What the exercise asks: Extract, in full, the lines below, beginning at the first and ending with the line that contains "ax = fig.add_axes([0.1277, 0.129, 0.883, 0.840])". Pictures do not belong in the copy.

Data excerpt:

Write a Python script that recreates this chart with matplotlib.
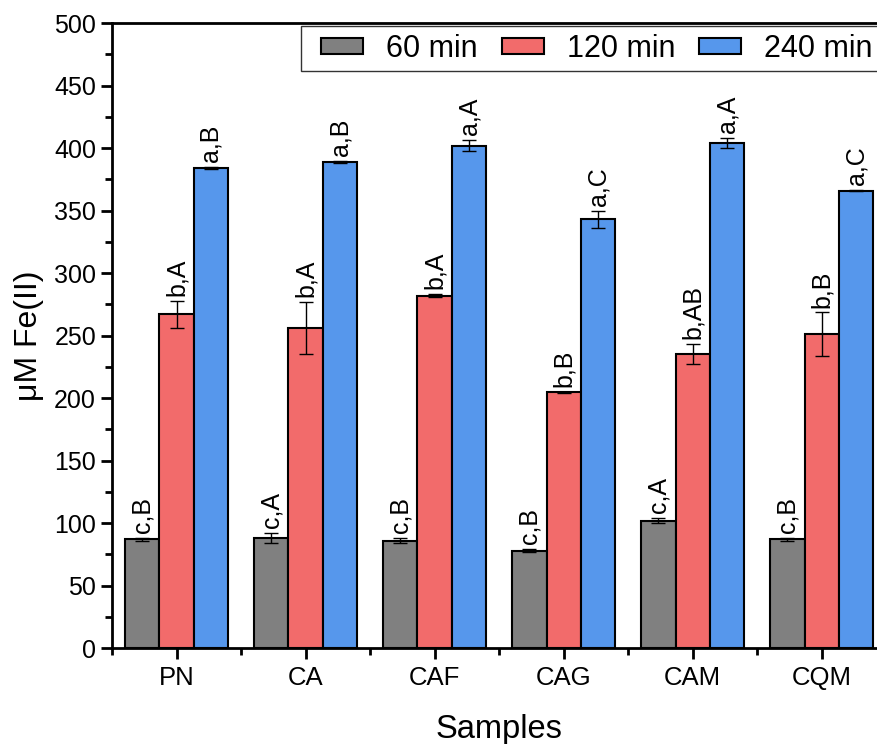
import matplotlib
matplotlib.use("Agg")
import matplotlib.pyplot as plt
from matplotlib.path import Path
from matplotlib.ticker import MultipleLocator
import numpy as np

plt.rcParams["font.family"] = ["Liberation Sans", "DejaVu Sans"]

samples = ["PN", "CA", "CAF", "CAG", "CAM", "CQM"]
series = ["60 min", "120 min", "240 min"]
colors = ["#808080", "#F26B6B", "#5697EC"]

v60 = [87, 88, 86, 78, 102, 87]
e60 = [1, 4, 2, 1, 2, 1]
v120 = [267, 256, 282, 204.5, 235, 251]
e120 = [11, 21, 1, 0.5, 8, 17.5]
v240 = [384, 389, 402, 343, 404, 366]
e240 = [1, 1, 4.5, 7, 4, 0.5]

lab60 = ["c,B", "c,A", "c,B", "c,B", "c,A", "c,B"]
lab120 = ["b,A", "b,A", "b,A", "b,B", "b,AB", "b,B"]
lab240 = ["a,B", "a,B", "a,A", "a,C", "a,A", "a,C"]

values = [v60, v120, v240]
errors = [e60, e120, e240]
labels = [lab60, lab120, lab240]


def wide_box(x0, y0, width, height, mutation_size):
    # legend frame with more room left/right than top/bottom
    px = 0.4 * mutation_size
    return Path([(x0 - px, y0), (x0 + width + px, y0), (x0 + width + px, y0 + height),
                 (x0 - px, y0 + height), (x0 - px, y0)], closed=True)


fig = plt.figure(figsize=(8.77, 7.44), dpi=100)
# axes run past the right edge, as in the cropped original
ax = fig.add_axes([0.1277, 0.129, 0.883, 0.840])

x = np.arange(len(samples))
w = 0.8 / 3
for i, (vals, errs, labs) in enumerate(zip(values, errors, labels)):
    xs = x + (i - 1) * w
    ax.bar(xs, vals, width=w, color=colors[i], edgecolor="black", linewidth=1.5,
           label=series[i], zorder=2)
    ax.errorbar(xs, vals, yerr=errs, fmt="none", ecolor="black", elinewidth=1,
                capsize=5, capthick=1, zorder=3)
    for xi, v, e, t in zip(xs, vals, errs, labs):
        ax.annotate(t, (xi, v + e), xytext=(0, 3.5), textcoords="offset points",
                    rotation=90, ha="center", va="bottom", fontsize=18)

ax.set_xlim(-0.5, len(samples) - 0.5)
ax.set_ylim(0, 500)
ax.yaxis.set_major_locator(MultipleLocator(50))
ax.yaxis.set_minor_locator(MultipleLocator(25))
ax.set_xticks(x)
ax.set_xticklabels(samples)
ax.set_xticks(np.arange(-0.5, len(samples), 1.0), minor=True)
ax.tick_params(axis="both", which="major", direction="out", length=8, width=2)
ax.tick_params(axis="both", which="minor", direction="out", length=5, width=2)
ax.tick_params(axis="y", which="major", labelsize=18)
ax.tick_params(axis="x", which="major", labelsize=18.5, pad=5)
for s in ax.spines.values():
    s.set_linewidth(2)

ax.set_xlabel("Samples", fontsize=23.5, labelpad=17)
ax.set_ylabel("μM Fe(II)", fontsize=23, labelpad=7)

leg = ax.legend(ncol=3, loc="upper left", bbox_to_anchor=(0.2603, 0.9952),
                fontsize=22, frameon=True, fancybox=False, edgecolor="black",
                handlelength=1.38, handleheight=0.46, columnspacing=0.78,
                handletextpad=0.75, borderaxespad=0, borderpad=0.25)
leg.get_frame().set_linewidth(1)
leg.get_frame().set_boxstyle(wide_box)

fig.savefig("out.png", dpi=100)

Exercise output:
Write a Python script that recreates this chart with matplotlib.
import matplotlib
matplotlib.use("Agg")
import matplotlib.pyplot as plt
from matplotlib.path import Path
from matplotlib.ticker import MultipleLocator
import numpy as np

plt.rcParams["font.family"] = ["Liberation Sans", "DejaVu Sans"]

samples = ["PN", "CA", "CAF", "CAG", "CAM", "CQM"]
series = ["60 min", "120 min", "240 min"]
colors = ["#808080", "#F26B6B", "#5697EC"]

v60 = [87, 88, 86, 78, 102, 87]
e60 = [1, 4, 2, 1, 2, 1]
v120 = [267, 256, 282, 204.5, 235, 251]
e120 = [11, 21, 1, 0.5, 8, 17.5]
v240 = [384, 389, 402, 343, 404, 366]
e240 = [1, 1, 4.5, 7, 4, 0.5]

lab60 = ["c,B", "c,A", "c,B", "c,B", "c,A", "c,B"]
lab120 = ["b,A", "b,A", "b,A", "b,B", "b,AB", "b,B"]
lab240 = ["a,B", "a,B", "a,A", "a,C", "a,A", "a,C"]

values = [v60, v120, v240]
errors = [e60, e120, e240]
labels = [lab60, lab120, lab240]


def wide_box(x0, y0, width, height, mutation_size):
    # legend frame with more room left/right than top/bottom
    px = 0.4 * mutation_size
    return Path([(x0 - px, y0), (x0 + width + px, y0), (x0 + width + px, y0 + height),
                 (x0 - px, y0 + height), (x0 - px, y0)], closed=True)


fig = plt.figure(figsize=(8.77, 7.44), dpi=100)
# axes run past the right edge, as in the cropped original
ax = fig.add_axes([0.1277, 0.129, 0.883, 0.840])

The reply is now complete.